----- Supplied data -----
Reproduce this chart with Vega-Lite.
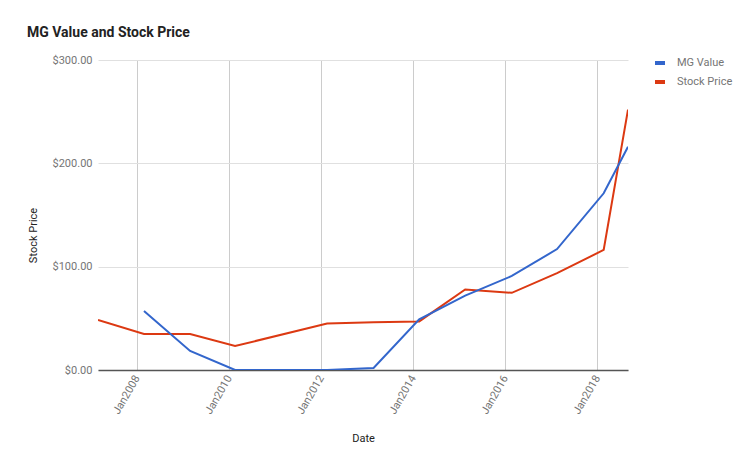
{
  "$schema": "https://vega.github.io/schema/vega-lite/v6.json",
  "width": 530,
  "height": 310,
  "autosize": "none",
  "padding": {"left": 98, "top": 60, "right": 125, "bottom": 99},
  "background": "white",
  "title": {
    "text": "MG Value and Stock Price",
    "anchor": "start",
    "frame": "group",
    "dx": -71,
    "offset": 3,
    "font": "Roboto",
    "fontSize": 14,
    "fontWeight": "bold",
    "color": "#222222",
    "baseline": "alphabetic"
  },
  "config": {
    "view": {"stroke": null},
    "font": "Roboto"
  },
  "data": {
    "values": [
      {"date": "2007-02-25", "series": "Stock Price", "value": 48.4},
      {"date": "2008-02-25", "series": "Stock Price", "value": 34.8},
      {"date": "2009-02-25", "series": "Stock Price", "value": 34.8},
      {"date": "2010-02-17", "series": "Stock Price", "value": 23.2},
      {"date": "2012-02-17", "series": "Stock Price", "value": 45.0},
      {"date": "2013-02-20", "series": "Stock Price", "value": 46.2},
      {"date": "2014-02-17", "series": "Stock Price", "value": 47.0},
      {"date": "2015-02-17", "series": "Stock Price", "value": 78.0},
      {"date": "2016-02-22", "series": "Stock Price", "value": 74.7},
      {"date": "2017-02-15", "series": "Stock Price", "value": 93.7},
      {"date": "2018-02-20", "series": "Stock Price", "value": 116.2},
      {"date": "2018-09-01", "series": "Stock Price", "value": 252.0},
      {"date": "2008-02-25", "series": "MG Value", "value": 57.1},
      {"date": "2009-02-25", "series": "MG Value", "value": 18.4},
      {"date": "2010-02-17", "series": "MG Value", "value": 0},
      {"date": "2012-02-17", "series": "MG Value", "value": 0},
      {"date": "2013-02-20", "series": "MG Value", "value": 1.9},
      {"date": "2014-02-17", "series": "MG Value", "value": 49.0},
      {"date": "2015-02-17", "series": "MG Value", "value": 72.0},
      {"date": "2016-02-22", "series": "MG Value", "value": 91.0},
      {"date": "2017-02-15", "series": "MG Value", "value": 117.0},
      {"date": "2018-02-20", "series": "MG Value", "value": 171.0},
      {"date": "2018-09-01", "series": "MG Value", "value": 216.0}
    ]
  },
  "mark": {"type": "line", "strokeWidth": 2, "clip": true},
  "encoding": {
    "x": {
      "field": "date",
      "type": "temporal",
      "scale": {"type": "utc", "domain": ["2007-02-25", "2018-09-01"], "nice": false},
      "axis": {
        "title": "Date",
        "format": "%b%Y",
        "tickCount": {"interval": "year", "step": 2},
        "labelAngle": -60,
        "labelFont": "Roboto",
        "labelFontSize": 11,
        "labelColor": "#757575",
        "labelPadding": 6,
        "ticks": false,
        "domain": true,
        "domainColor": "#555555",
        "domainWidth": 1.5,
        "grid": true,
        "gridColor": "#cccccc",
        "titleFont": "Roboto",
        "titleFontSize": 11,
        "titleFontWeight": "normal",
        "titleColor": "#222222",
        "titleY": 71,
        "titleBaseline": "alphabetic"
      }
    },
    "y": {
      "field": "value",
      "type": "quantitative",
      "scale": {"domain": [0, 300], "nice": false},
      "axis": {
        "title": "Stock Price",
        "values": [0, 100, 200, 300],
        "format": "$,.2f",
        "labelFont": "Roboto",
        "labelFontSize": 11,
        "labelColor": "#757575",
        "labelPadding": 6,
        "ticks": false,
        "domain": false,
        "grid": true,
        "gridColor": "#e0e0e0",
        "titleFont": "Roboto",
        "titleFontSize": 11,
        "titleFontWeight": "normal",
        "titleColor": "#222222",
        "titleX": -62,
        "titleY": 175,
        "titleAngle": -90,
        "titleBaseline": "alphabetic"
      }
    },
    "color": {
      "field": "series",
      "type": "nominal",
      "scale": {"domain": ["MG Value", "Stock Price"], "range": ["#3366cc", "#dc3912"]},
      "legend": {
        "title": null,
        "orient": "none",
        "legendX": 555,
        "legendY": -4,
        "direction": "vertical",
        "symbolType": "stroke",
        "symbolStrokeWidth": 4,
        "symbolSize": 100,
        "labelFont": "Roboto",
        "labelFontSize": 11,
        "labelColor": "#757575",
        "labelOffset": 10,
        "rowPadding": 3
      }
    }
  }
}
-----
* [The request]
Write the material out again exactly as it appears, dropping the pictures.

* [Answer in full]
Reproduce this chart with Vega-Lite.
{
  "$schema": "https://vega.github.io/schema/vega-lite/v6.json",
  "width": 530,
  "height": 310,
  "autosize": "none",
  "padding": {"left": 98, "top": 60, "right": 125, "bottom": 99},
  "background": "white",
  "title": {
    "text": "MG Value and Stock Price",
    "anchor": "start",
    "frame": "group",
    "dx": -71,
    "offset": 3,
    "font": "Roboto",
    "fontSize": 14,
    "fontWeight": "bold",
    "color": "#222222",
    "baseline": "alphabetic"
  },
  "config": {
    "view": {"stroke": null},
    "font": "Roboto"
  },
  "data": {
    "values": [
      {"date": "2007-02-25", "series": "Stock Price", "value": 48.4},
      {"date": "2008-02-25", "series": "Stock Price", "value": 34.8},
      {"date": "2009-02-25", "series": "Stock Price", "value": 34.8},
      {"date": "2010-02-17", "series": "Stock Price", "value": 23.2},
      {"date": "2012-02-17", "series": "Stock Price", "value": 45.0},
      {"date": "2013-02-20", "series": "Stock Price", "value": 46.2},
      {"date": "2014-02-17", "series": "Stock Price", "value": 47.0},
      {"date": "2015-02-17", "series": "Stock Price", "value": 78.0},
      {"date": "2016-02-22", "series": "Stock Price", "value": 74.7},
      {"date": "2017-02-15", "series": "Stock Price", "value": 93.7},
      {"date": "2018-02-20", "series": "Stock Price", "value": 116.2},
      {"date": "2018-09-01", "series": "Stock Price", "value": 252.0},
      {"date": "2008-02-25", "series": "MG Value", "value": 57.1},
      {"date": "2009-02-25", "series": "MG Value", "value": 18.4},
      {"date": "2010-02-17", "series": "MG Value", "value": 0},
      {"date": "2012-02-17", "series": "MG Value", "value": 0},
      {"date": "2013-02-20", "series": "MG Value", "value": 1.9},
      {"date": "2014-02-17", "series": "MG Value", "value": 49.0},
      {"date": "2015-02-17", "series": "MG Value", "value": 72.0},
      {"date": "2016-02-22", "series": "MG Value", "value": 91.0},
      {"date": "2017-02-15", "series": "MG Value", "value": 117.0},
      {"date": "2018-02-20", "series": "MG Value", "value": 171.0},
      {"date": "2018-09-01", "series": "MG Value", "value": 216.0}
    ]
  },
  "mark": {"type": "line", "strokeWidth": 2, "clip": true},
  "encoding": {
    "x": {
      "field": "date",
      "type": "temporal",
      "scale": {"type": "utc", "domain": ["2007-02-25", "2018-09-01"], "nice": false},
      "axis": {
        "title": "Date",
        "format": "%b%Y",
        "tickCount": {"interval": "year", "step": 2},
        "labelAngle": -60,
        "labelFont": "Roboto",
        "labelFontSize": 11,
        "labelColor": "#757575",
        "labelPadding": 6,
        "ticks": false,
        "domain": true,
        "domainColor": "#555555",
        "domainWidth": 1.5,
        "grid": true,
        "gridColor": "#cccccc",
        "titleFont": "Roboto",
        "titleFontSize": 11,
        "titleFontWeight": "normal",
        "titleColor": "#222222",
        "titleY": 71,
        "titleBaseline": "alphabetic"
      }
    },
    "y": {
      "field": "value",
      "type": "quantitative",
      "scale": {"domain": [0, 300], "nice": false},
      "axis": {
        "title": "Stock Price",
        "values": [0, 100, 200, 300],
        "format": "$,.2f",
        "labelFont": "Roboto",
        "labelFontSize": 11,
        "labelColor": "#757575",
        "labelPadding": 6,
        "ticks": false,
        "domain": false,
        "grid": true,
        "gridColor": "#e0e0e0",
        "titleFont": "Roboto",
        "titleFontSize": 11,
        "titleFontWeight": "normal",
        "titleColor": "#222222",
        "titleX": -62,
        "titleY": 175,
        "titleAngle": -90,
        "titleBaseline": "alphabetic"
      }
    },
    "color": {
      "field": "series",
      "type": "nominal",
      "scale": {"domain": ["MG Value", "Stock Price"], "range": ["#3366cc", "#dc3912"]},
      "legend": {
        "title": null,
        "orient": "none",
        "legendX": 555,
        "legendY": -4,
        "direction": "vertical",
        "symbolType": "stroke",
        "symbolStrokeWidth": 4,
        "symbolSize": 100,
        "labelFont": "Roboto",
        "labelFontSize": 11,
        "labelColor": "#757575",
        "labelOffset": 10,
        "rowPadding": 3
      }
    }
  }
}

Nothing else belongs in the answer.